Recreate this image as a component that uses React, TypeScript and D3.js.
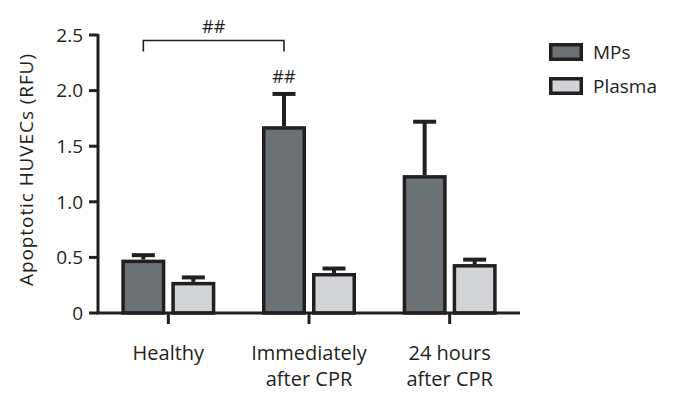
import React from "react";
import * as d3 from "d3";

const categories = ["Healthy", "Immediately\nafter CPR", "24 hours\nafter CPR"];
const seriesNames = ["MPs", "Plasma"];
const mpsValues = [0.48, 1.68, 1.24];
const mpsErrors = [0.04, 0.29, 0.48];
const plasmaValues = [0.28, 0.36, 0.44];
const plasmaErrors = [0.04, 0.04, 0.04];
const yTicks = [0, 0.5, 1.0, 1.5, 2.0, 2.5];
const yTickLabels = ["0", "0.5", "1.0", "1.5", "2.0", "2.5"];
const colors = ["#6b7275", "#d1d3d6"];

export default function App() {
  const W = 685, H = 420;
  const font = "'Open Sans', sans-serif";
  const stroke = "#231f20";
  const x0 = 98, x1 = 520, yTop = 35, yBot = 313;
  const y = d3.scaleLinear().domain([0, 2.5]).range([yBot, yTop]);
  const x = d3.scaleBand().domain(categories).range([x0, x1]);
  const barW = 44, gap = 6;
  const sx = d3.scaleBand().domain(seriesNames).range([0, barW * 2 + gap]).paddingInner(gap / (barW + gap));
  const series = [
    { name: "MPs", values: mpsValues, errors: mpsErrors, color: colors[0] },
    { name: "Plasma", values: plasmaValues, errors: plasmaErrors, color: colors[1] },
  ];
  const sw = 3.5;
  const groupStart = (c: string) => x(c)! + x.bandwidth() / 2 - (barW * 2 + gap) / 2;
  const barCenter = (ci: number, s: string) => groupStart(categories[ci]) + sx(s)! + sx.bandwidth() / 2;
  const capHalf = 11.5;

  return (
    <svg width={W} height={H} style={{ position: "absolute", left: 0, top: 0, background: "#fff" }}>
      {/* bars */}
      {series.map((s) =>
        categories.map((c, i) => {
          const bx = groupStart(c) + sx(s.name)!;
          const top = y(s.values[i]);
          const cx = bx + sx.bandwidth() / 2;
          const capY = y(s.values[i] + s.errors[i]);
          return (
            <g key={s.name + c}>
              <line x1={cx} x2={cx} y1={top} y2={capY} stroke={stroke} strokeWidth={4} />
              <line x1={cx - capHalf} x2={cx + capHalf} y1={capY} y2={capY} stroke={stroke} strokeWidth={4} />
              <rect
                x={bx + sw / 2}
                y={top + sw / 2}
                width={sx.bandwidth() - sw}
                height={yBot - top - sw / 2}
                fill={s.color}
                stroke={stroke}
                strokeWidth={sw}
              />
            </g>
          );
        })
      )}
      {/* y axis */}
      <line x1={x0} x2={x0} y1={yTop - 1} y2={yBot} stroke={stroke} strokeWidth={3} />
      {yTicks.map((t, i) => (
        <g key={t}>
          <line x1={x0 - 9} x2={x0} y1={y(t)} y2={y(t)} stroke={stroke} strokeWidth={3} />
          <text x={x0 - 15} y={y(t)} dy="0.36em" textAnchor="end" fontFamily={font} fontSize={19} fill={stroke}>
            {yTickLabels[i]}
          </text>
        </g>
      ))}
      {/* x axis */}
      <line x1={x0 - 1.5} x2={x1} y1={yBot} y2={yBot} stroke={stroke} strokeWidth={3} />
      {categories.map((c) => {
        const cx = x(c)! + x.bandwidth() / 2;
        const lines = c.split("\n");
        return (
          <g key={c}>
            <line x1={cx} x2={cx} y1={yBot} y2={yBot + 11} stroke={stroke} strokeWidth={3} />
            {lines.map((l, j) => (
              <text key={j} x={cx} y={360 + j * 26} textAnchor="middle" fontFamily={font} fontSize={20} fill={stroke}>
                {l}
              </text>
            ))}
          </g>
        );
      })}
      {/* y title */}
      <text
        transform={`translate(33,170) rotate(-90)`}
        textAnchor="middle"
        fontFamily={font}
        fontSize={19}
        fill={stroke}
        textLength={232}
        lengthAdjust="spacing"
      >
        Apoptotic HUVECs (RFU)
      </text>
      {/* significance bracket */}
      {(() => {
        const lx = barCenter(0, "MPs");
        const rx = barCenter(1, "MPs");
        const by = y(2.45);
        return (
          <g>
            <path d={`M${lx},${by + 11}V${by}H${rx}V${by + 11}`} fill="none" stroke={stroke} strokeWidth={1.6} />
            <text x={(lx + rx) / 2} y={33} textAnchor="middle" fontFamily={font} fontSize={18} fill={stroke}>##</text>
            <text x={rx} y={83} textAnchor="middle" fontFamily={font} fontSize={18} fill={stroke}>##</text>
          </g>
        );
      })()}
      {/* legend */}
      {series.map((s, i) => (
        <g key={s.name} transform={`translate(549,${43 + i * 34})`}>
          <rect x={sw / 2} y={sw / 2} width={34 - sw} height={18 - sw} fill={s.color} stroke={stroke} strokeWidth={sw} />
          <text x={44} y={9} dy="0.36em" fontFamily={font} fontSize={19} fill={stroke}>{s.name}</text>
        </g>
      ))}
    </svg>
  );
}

::::::::::

— TASK —
Say, as a number only, how many lines of the data contain "React".

— CORRECT RESPONSE —
2